When communicating with another, I commit myself to stand one and equal to the other person and to share my experience in relation to that point (e.g. taking care of the horses) so that the other may also see that the horses don't have to necessarily bite. I realise that this is possible once I have stopped the fear from getting "installed" within me, by having said within me that the fear is unacceptable and by allowing myself to stand stable as the words I hear and the words I speak.

I commit myself to be an active listener instead of a passive one, and to bring other points into the conversation through sharing myself one and equal to another, without wanting to change the other but to simply look at other points that may have not been considered.

I realise that if my fears are based on a memory and on an emotional reaction associated to it, by opening the point within me, I am actually facing the fear in real-time and is an opportunity to stop accepting that fear-memory-emotion to control my reality.


When and as I see myself visualising the fear based on what the person is talking about, I stop and I breathe. I bring that fear into me, I check the reaction in my chest and I say/decide within myself that this fear is unacceptable. I realise that I don't have to have a reason to have such a fear because I am committed to support myself by being aware of my reality. By being aware of my reality I can be cautious in case I see that the horse starts to be violent. Contrarily, fears create a separate reality in my mind that limits my actions, my expression and my awareness.

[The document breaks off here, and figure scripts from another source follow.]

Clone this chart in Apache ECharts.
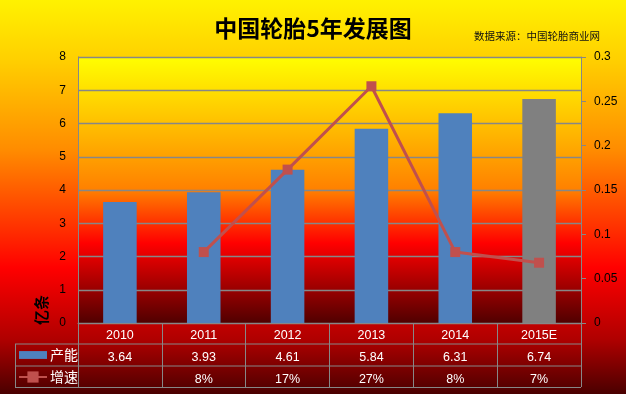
<!DOCTYPE html>
<html><head><meta charset="utf-8">
<script src="https://cdn.jsdelivr.net/npm/echarts@6/dist/echarts.min.js"></script>
<style>
html,body{margin:0;padding:0;}
#c{width:626px;height:394px;background:linear-gradient(to bottom,#FFF200 0%,#FFD000 15%,#FF8C00 38%,#FF3000 58%,#FF0000 68%,#B00000 86%,#4A0000 100%);}
</style></head>
<body><div id="c"></div>
<script>
const categories = ['2010','2011','2012','2013','2014','2015E'];
const capacity = [3.64, 3.93, 4.61, 5.84, 6.31, 6.74];
const growth = [null, 0.080, 0.173, 0.267, 0.080, 0.068];
const growthLabels = ['', '8%', '17%', '27%', '8%', '7%'];
const capacityLabels = ['3.64','3.93','4.61','5.84','6.31','6.74'];
const leftTicks = [0,1,2,3,4,5,6,7,8];
const rightTicks = [0,0.05,0.1,0.15,0.2,0.25,0.3];

const G = {left:78, right:45, top:57, bottom:71};
const gridColor = '#878787';
const font = '"Liberation Sans","DejaVu Sans",sans-serif';
const cjk = '"Noto Sans CJK SC",sans-serif';

const chart = echarts.init(document.getElementById('c'), null, {renderer:'canvas'});
const option = {
  backgroundColor: 'transparent',
  animation: false,
  title: [
    {text:'中国轮胎5年发展图', left:'center', top:12,
     textStyle:{fontFamily:cjk, fontSize:23, fontWeight:'bold', color:'#000'}},
    {text:'数据来源：中国轮胎商业网', left:469, top:26,
     textStyle:{fontFamily:cjk, fontSize:10.5, fontWeight:'normal', color:'#111'}}
  ],
  grid: {left:G.left, right:G.right, top:G.top, bottom:G.bottom, show:true, borderWidth:0,
    backgroundColor: new echarts.graphic.LinearGradient(0,0,0,1,[
      {offset:0,color:'#FFFF00'},{offset:0.5,color:'#FF8000'},{offset:0.7,color:'#FF0000'},{offset:1,color:'#500000'}])},
  legend: {orient:'vertical', left:18, top:348, padding:0, itemWidth:28, itemHeight:14, itemGap:8,
    textStyle:{color:'#fff', fontFamily:cjk, fontSize:14, padding:[0,0,0,-2]},
    data:[
      {name:'产能', icon:'path://M0,0 L25,0 L25,7 L0,7 Z', itemStyle:{color:'#4F81BD'}},
      {name:'增速'}
    ]},
  xAxis: {type:'category', data:categories, boundaryGap:true,
    axisLine:{show:true, lineStyle:{color:gridColor, width:1}},
    axisTick:{show:true, length:64, lineStyle:{color:gridColor, width:1}},
    axisLabel:{interval:0, margin:2, color:'#fff',
      formatter:function(v, i){ return '{h|'+v+'}\n{v|'+capacityLabels[i]+'}\n{g|'+(growthLabels[i]||' ')+'}'; },
      rich:{
        h:{fontFamily:font, fontSize:12.5, color:'#fff', lineHeight:22, height:22},
        v:{fontFamily:font, fontSize:12.5, color:'#fff', lineHeight:22, height:22},
        g:{fontFamily:font, fontSize:12.5, color:'#fff', lineHeight:21, height:21}
      }}},
  yAxis: [
    {type:'value', min:0, max:8, interval:1,
     axisLine:{show:true, lineStyle:{color:gridColor}}, axisTick:{show:false},
     axisLabel:{color:'#000', fontFamily:font, fontSize:12, margin:12},
     splitLine:{show:true, lineStyle:{color:gridColor, width:1.3}}},
    {type:'value', min:0, max:0.3, interval:0.05, position:'right',
     axisLine:{show:true, lineStyle:{color:gridColor}},
     axisTick:{show:true, length:5, lineStyle:{color:gridColor}},
     axisLabel:{color:'#000', fontFamily:font, fontSize:12, margin:13, formatter:function(v){return String(+v.toFixed(2));}},
     splitLine:{show:false}}
  ],
  series: [
    {name:'产能', type:'bar', data:capacity, barWidth:'40%', yAxisIndex:0,
     itemStyle:{color:function(p){ return p.dataIndex===capacity.length-1 ? '#808080' : '#4F81BD'; }}},
    {name:'增速', type:'line', data:growth, yAxisIndex:1, symbol:'rect', symbolSize:10,
     lineStyle:{color:'#C0504D', width:3}, itemStyle:{color:'#C0504D'}, connectNulls:false}
  ],
  graphic: [
    {type:'line', shape:{x1:15,y1:344,x2:581,y2:344}, style:{stroke:gridColor, lineWidth:1}},
    {type:'line', shape:{x1:15,y1:366,x2:581,y2:366}, style:{stroke:gridColor, lineWidth:1}},
    {type:'line', shape:{x1:15,y1:387.5,x2:581,y2:387.5}, style:{stroke:gridColor, lineWidth:1}},
    {type:'line', shape:{x1:15.5,y1:344,x2:15.5,y2:388}, style:{stroke:gridColor, lineWidth:1}},
    {type:'text', x:41, y:310, rotation:Math.PI/2,
     style:{text:'亿条', font:'bold 15px "Noto Sans CJK SC",sans-serif', fill:'#000', align:'center', verticalAlign:'middle'}}
  ]
};
chart.setOption(option);
</script></body></html>
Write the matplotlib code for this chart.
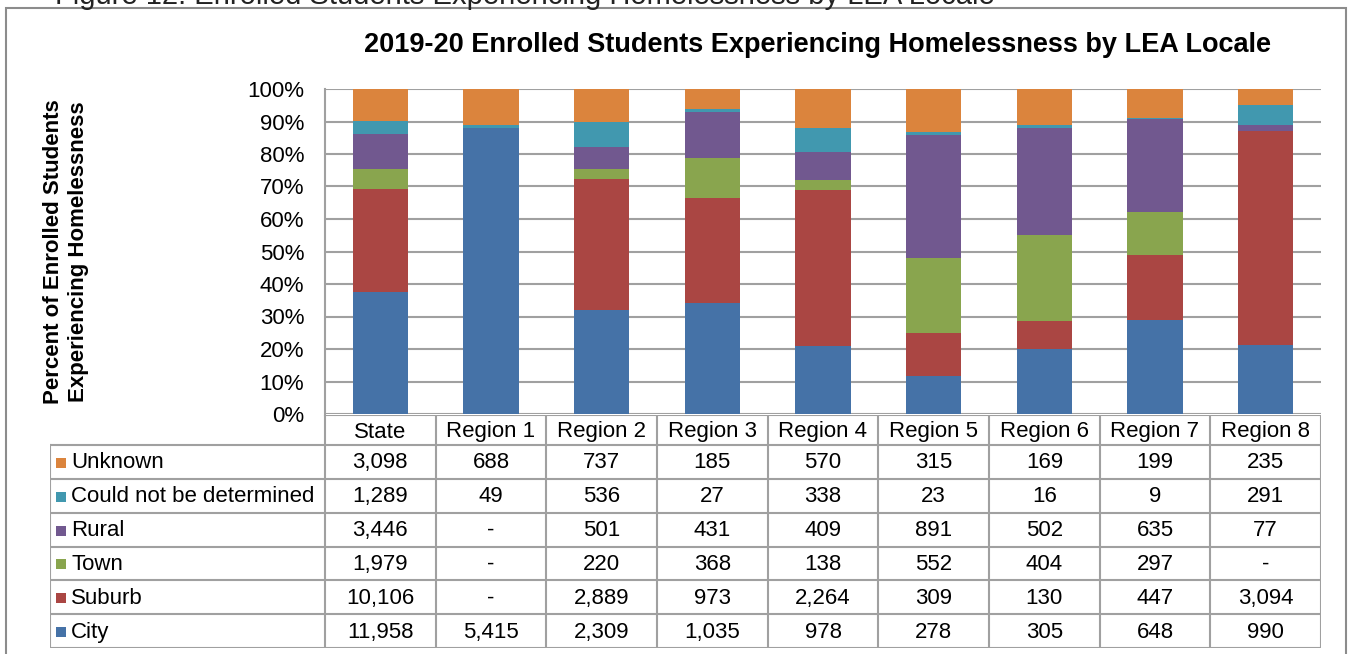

When and as I see myself blaming another for passing me their fears, I stop and I breathe. I see, realise and understand that I am the one responsible for my acceptances and allowances and that regardless where the fear comes from (pre-programmed or from my external reality) I am the one to direct what is happening within me. I also realise that by directing it I am able to change my relationship to the fear, forgive the energy-emotion associated to the fear, forgive the memory associations and stand stable within me.